*Task requirements*
Return the data exactly, with all pictures removed.
* Start *
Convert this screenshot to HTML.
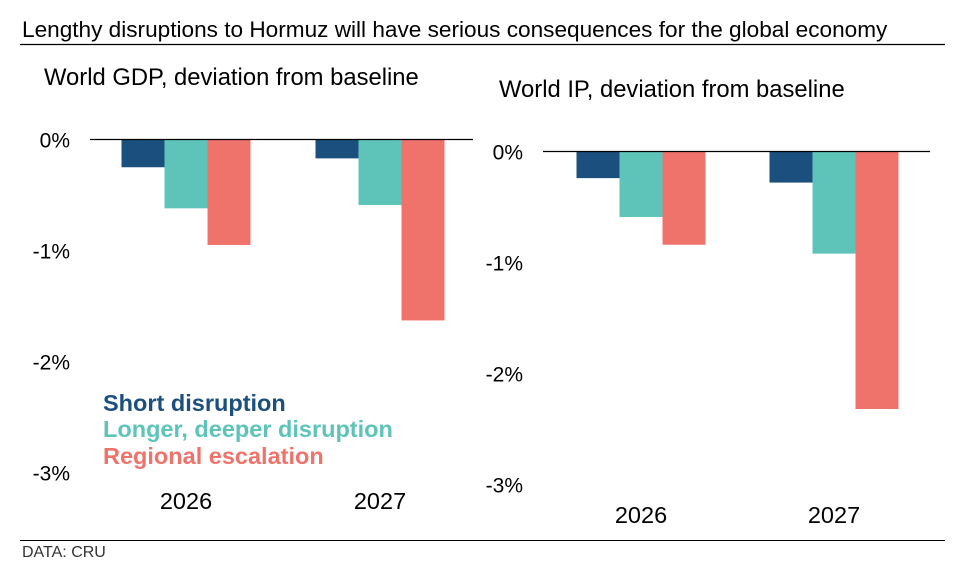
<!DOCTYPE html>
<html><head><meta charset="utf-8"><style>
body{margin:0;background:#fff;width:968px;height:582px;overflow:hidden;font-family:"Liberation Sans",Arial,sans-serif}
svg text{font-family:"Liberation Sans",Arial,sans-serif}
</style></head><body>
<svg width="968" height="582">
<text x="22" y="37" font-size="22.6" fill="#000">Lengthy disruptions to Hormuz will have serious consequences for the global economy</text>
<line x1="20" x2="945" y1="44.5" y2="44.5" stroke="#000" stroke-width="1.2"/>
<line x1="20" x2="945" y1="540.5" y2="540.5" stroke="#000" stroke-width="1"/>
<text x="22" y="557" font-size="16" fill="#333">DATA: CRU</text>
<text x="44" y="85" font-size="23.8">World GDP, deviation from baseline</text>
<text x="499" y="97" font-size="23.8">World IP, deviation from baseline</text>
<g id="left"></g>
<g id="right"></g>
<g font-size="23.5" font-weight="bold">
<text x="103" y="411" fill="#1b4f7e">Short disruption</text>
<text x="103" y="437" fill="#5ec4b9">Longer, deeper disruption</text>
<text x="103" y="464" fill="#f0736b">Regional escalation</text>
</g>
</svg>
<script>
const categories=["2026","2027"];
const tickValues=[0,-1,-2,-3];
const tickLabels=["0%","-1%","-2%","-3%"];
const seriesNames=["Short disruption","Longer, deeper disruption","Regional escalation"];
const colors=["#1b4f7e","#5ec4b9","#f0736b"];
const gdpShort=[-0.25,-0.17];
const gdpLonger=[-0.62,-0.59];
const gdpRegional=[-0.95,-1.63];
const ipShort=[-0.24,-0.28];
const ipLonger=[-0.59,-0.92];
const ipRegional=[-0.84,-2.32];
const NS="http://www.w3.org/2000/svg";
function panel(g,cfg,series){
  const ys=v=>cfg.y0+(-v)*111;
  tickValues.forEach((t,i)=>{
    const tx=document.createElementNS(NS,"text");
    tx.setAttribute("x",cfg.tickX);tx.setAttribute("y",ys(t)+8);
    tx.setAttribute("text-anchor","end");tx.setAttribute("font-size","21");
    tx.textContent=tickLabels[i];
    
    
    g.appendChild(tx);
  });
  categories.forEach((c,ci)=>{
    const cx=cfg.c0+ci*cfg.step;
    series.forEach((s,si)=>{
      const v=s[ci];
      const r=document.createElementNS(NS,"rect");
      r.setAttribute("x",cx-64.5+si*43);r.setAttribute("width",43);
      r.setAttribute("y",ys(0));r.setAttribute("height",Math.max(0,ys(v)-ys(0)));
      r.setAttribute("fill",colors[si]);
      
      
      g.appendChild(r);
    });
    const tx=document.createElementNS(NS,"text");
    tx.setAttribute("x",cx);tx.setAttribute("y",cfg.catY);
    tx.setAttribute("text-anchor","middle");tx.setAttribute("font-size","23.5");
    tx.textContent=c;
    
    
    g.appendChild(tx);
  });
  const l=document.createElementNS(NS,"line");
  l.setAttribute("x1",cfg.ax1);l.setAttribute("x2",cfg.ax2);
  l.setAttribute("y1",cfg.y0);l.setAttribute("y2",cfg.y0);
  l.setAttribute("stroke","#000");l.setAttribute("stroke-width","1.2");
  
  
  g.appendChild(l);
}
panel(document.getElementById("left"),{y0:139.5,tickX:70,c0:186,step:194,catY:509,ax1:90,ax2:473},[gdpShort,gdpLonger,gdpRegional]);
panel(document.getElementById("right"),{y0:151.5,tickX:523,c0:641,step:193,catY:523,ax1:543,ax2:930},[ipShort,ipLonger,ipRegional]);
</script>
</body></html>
* End *
*The reply*
Convert this screenshot to HTML.
<!DOCTYPE html>
<html><head><meta charset="utf-8"><style>
body{margin:0;background:#fff;width:968px;height:582px;overflow:hidden;font-family:"Liberation Sans",Arial,sans-serif}
svg text{font-family:"Liberation Sans",Arial,sans-serif}
</style></head><body>
<svg width="968" height="582">
<text x="22" y="37" font-size="22.6" fill="#000">Lengthy disruptions to Hormuz will have serious consequences for the global economy</text>
<line x1="20" x2="945" y1="44.5" y2="44.5" stroke="#000" stroke-width="1.2"/>
<line x1="20" x2="945" y1="540.5" y2="540.5" stroke="#000" stroke-width="1"/>
<text x="22" y="557" font-size="16" fill="#333">DATA: CRU</text>
<text x="44" y="85" font-size="23.8">World GDP, deviation from baseline</text>
<text x="499" y="97" font-size="23.8">World IP, deviation from baseline</text>
<g id="left"></g>
<g id="right"></g>
<g font-size="23.5" font-weight="bold">
<text x="103" y="411" fill="#1b4f7e">Short disruption</text>
<text x="103" y="437" fill="#5ec4b9">Longer, deeper disruption</text>
<text x="103" y="464" fill="#f0736b">Regional escalation</text>
</g>
</svg>
<script>
const categories=["2026","2027"];
const tickValues=[0,-1,-2,-3];
const tickLabels=["0%","-1%","-2%","-3%"];
const seriesNames=["Short disruption","Longer, deeper disruption","Regional escalation"];
const colors=["#1b4f7e","#5ec4b9","#f0736b"];
const gdpShort=[-0.25,-0.17];
const gdpLonger=[-0.62,-0.59];
const gdpRegional=[-0.95,-1.63];
const ipShort=[-0.24,-0.28];
const ipLonger=[-0.59,-0.92];
const ipRegional=[-0.84,-2.32];
const NS="http://www.w3.org/2000/svg";
function panel(g,cfg,series){
  const ys=v=>cfg.y0+(-v)*111;
  tickValues.forEach((t,i)=>{
    const tx=document.createElementNS(NS,"text");
    tx.setAttribute("x",cfg.tickX);tx.setAttribute("y",ys(t)+8);
    tx.setAttribute("text-anchor","end");tx.setAttribute("font-size","21");
    tx.textContent=tickLabels[i];
    
    
    g.appendChild(tx);
  });
  categories.forEach((c,ci)=>{
    const cx=cfg.c0+ci*cfg.step;
    series.forEach((s,si)=>{
      const v=s[ci];
      const r=document.createElementNS(NS,"rect");
      r.setAttribute("x",cx-64.5+si*43);r.setAttribute("width",43);
      r.setAttribute("y",ys(0));r.setAttribute("height",Math.max(0,ys(v)-ys(0)));
      r.setAttribute("fill",colors[si]);
      
      
      g.appendChild(r);
    });
    const tx=document.createElementNS(NS,"text");
    tx.setAttribute("x",cx);tx.setAttribute("y",cfg.catY);
    tx.setAttribute("text-anchor","middle");tx.setAttribute("font-size","23.5");
    tx.textContent=c;
    
    
    g.appendChild(tx);
  });
  const l=document.createElementNS(NS,"line");
  l.setAttribute("x1",cfg.ax1);l.setAttribute("x2",cfg.ax2);
  l.setAttribute("y1",cfg.y0);l.setAttribute("y2",cfg.y0);
  l.setAttribute("stroke","#000");l.setAttribute("stroke-width","1.2");
  
  
  g.appendChild(l);
}
panel(document.getElementById("left"),{y0:139.5,tickX:70,c0:186,step:194,catY:509,ax1:90,ax2:473},[gdpShort,gdpLonger,gdpRegional]);
panel(document.getElementById("right"),{y0:151.5,tickX:523,c0:641,step:193,catY:523,ax1:543,ax2:930},[ipShort,ipLonger,ipRegional]);
</script>
</body></html>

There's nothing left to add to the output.